Maus - Memory & History



In these scenes, Vladek is explaining what the gas chambers looked like and what it was like for people when they went into them. He says ‘ You HEARD about the gas, but I’m telling not rumors, but only what really I SAW”. He believes he is an eyewitness when he speaks about what it was like when Jews were gassed. But we know from his stories that what he knows about the gas chambers is what he has been told by others. This shows a conflict between what he actually witnessed versus what he was told but believes are his own memories.

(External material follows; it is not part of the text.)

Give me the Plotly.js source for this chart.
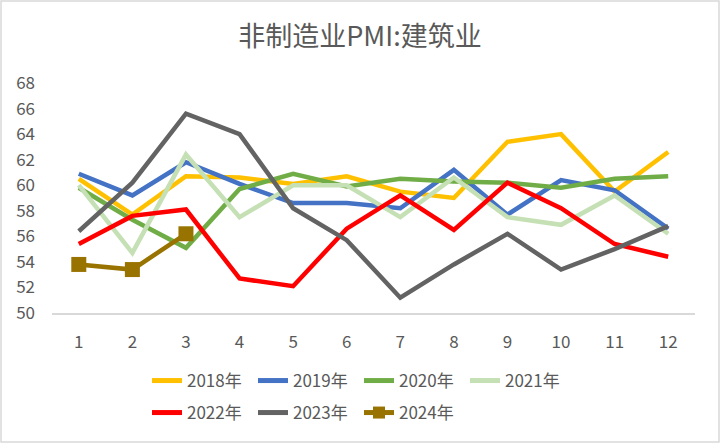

It isn’t clear whether he believes the memories of what it was actually like for people going to the gas chambers to be of first hand experience, because he speaks as if they are but then says that someone else had shared the story with him. We know and Art knows that Vladek’s first hand experience with the gas chamber was seeing it for the first and only time as he was dismantling it for the German’s; which is why he draws images of Vladek working with the other POW and hearing the story that he speaks about as if he witnessed it first hand.

The scene that speaks about what the people believed the gas chamber was – a shower – is another area that makes me question his memory of this. It makes you think that these people had no idea what awaited them, but we know that the Jews in Auschwitz knew about the gas chambers and knew what was going to happen when they went to them.



Vladek’s recollection of this scene at this time seems to be because he wants to believe that the people didn’t know they were about to die so he didn’t feel such guilt. In other parts of the book, Vladek speaks about the gas chambers as if everyone knows what they are and that everyone wants to elongate the time they have before they are sent there. Vladek feels a lot of emotion in the gas chamber because he knows his father, sisters, brothers and so many more were ‘finished’ in a place like this and it haunts him.

This whole scene shows the struggle between the author’s portrayal of Vladek’s stories and the fine line between people’s memory and how they write history.